[Charts and diagrams as code]
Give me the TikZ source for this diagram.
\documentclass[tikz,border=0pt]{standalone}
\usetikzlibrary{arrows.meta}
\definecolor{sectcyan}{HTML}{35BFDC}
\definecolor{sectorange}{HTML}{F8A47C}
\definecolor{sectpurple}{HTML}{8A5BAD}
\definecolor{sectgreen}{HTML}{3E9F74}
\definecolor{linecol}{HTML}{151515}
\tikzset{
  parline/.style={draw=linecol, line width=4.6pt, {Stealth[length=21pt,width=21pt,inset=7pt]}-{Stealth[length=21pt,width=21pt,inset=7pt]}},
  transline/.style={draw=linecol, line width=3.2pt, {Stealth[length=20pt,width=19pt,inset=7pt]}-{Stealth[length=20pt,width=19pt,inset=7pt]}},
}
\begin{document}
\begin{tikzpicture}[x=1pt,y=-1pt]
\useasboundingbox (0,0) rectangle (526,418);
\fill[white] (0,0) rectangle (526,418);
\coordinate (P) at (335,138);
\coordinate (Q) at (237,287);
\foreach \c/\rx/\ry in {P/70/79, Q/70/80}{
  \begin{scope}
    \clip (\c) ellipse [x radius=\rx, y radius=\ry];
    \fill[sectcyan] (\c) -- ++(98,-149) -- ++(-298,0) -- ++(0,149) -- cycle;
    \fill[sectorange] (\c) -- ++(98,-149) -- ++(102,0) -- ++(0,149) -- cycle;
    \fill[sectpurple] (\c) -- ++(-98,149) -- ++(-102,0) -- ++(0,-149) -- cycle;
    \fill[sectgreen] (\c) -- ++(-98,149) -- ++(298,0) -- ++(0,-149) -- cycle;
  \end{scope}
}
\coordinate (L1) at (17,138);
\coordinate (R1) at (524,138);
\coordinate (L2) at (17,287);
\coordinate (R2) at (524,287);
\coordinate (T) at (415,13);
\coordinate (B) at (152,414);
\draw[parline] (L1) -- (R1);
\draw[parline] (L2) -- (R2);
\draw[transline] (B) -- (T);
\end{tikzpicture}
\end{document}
==
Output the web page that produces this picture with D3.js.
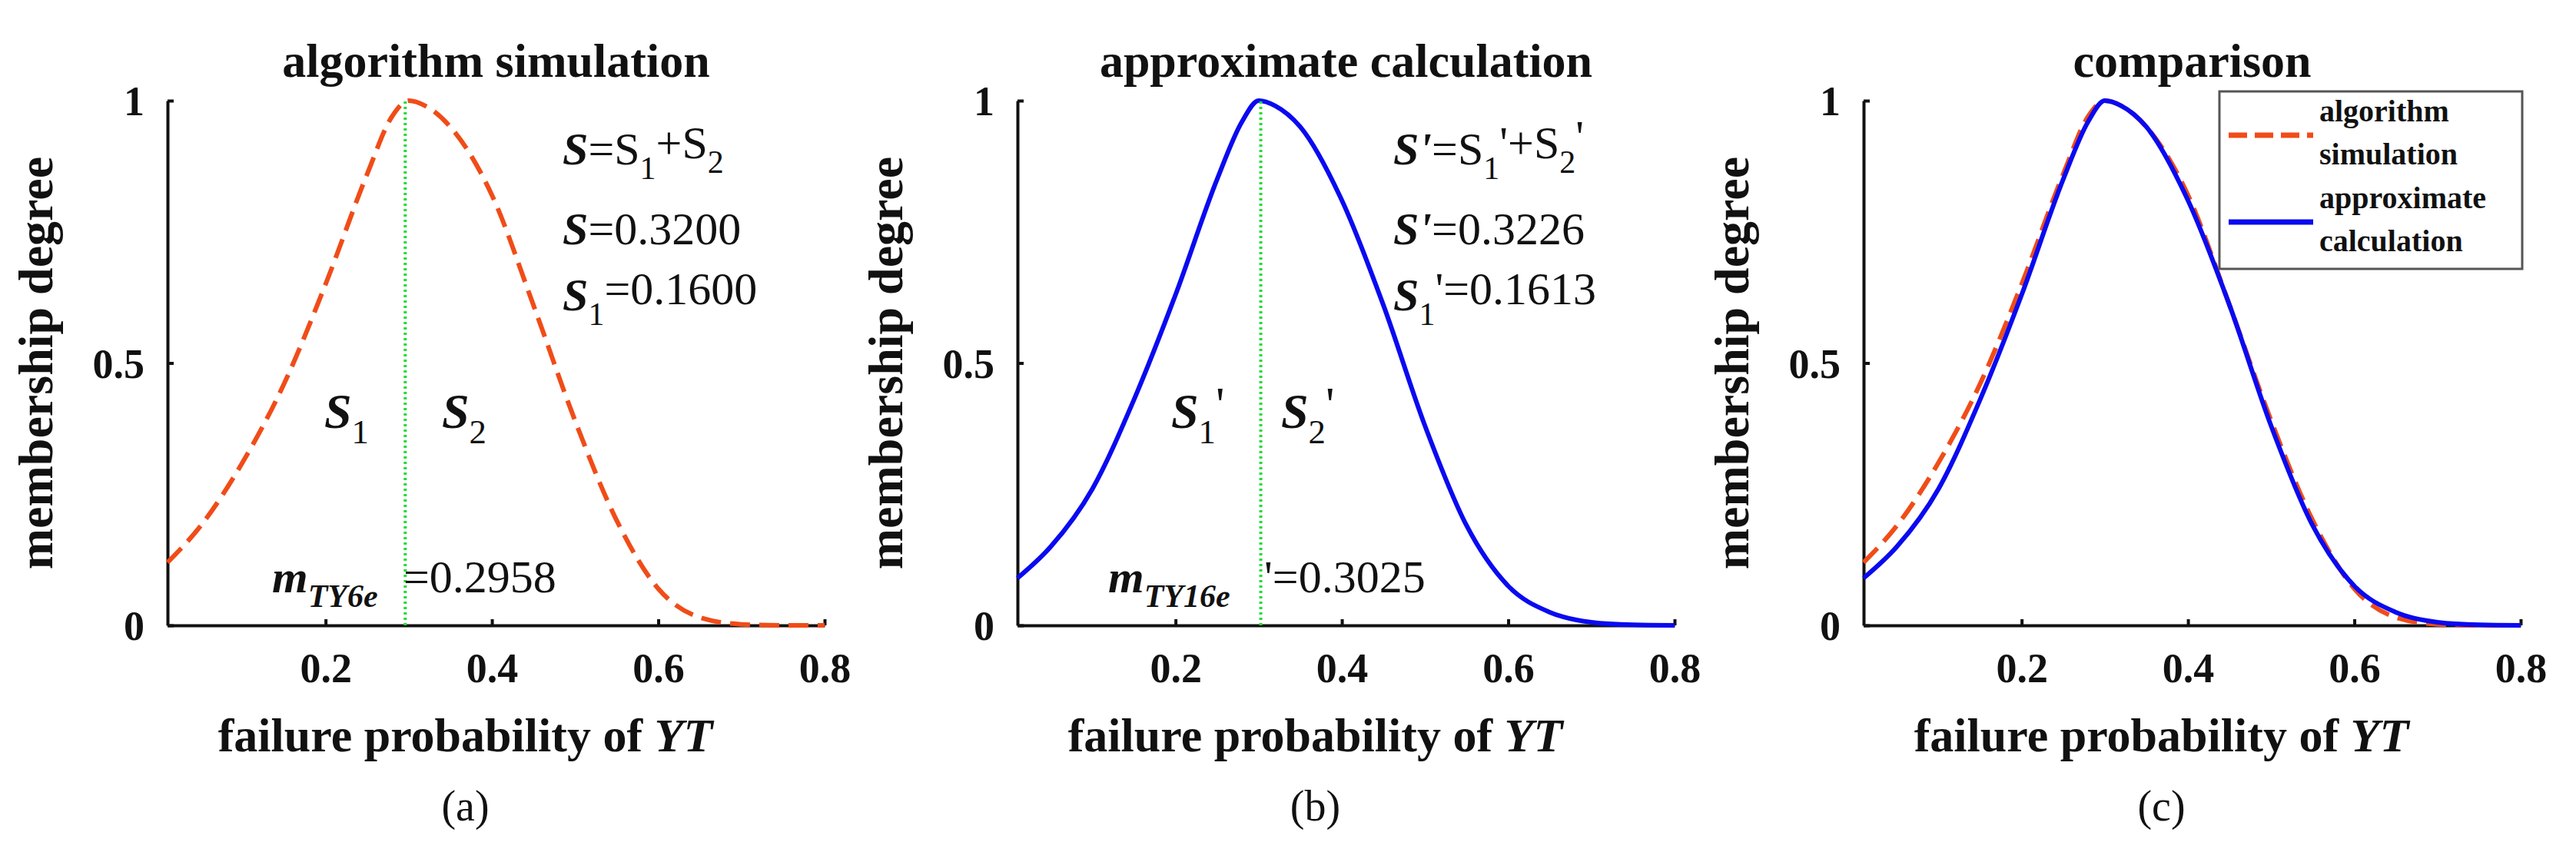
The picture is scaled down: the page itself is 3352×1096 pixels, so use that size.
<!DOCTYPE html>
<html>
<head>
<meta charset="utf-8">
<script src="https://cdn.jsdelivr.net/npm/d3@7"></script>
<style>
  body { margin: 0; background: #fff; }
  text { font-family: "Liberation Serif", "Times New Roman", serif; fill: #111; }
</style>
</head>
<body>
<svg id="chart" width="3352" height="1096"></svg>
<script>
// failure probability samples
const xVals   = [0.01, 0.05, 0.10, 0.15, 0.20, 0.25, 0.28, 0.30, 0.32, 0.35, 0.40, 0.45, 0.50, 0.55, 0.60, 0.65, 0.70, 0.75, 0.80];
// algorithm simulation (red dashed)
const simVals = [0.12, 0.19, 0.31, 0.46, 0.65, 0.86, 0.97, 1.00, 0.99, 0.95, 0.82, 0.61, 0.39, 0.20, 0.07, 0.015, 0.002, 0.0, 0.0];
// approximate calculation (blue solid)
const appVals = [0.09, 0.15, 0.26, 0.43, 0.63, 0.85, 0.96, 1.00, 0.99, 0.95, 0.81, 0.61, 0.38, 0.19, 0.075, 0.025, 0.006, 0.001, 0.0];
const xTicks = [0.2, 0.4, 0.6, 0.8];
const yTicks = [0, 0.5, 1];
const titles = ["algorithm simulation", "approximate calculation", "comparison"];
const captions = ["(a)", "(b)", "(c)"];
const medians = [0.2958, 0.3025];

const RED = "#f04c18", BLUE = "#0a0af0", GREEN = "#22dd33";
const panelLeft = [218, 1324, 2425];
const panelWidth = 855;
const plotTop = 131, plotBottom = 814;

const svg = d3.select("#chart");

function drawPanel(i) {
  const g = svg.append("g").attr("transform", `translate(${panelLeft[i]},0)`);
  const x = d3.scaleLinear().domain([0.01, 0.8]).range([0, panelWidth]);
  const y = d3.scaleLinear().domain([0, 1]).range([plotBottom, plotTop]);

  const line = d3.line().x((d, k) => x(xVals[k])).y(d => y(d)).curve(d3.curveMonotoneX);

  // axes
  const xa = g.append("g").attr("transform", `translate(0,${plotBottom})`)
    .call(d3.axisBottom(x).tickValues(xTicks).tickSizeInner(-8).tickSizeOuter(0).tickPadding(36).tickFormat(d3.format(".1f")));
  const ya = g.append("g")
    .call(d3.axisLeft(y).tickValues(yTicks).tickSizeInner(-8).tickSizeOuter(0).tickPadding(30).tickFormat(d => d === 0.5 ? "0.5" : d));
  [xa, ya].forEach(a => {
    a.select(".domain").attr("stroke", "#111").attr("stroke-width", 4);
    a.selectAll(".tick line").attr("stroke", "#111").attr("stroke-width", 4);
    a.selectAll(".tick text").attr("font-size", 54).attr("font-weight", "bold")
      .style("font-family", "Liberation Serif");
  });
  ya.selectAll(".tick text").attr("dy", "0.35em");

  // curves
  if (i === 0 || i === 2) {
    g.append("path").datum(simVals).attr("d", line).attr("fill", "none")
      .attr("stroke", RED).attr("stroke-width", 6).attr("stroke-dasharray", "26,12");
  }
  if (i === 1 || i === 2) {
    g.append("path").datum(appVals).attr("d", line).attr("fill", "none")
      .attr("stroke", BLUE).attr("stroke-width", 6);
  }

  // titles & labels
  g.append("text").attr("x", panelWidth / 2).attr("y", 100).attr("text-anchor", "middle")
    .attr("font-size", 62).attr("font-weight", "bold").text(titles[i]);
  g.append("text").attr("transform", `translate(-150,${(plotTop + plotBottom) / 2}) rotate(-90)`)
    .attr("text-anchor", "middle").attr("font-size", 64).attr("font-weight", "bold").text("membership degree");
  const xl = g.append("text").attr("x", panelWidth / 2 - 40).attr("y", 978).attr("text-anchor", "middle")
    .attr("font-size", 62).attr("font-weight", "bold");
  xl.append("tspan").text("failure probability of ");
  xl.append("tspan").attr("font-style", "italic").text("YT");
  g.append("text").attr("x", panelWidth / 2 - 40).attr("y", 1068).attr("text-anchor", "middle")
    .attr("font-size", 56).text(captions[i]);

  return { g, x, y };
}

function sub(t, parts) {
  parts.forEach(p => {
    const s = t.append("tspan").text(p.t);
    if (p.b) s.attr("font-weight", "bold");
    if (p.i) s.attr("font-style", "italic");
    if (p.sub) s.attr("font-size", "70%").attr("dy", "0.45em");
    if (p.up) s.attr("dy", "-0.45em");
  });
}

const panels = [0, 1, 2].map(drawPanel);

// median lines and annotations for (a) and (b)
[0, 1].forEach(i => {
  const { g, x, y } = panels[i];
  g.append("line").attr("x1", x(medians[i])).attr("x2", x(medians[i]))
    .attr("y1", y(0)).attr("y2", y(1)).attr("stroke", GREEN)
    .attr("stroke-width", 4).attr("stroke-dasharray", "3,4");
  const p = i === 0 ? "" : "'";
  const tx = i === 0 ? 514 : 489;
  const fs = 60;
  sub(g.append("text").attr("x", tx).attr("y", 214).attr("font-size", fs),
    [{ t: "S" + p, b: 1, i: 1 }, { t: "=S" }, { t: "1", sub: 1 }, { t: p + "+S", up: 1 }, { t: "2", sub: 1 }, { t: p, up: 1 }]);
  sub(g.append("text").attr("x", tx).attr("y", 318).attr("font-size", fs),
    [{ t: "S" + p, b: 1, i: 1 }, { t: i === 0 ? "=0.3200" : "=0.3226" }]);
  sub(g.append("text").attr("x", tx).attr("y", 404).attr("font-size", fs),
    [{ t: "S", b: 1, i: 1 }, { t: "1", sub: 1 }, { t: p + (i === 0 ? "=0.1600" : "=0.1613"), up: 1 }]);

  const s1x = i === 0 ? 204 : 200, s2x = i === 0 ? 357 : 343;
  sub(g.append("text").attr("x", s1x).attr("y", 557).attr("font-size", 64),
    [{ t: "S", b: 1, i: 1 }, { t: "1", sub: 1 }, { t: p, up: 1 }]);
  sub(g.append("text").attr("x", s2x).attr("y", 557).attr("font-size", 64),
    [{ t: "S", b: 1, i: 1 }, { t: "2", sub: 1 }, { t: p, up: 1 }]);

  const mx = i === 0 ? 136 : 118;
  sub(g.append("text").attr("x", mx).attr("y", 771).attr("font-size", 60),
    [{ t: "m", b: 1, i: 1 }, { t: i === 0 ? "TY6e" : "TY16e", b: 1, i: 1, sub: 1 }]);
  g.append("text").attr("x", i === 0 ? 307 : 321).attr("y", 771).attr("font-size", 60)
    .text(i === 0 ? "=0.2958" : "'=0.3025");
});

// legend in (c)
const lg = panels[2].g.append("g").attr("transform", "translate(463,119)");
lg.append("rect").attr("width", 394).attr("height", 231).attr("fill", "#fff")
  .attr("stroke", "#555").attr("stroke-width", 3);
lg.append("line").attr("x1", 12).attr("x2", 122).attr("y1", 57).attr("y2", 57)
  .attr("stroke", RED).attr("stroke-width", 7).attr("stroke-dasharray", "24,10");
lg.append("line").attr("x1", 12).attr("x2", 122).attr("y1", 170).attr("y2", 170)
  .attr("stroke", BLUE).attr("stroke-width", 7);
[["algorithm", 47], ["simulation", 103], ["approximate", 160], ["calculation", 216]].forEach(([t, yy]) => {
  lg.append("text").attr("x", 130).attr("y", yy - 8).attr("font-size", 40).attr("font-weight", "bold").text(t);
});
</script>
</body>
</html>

## [STATED PROBLEM]
List all lines from the entries that include the word "page".

## [SOLUTION TO THE EXERCISE]
Output the web page that produces this picture with D3.js.
The picture is scaled down: the page itself is 3352×1096 pixels, so use that size.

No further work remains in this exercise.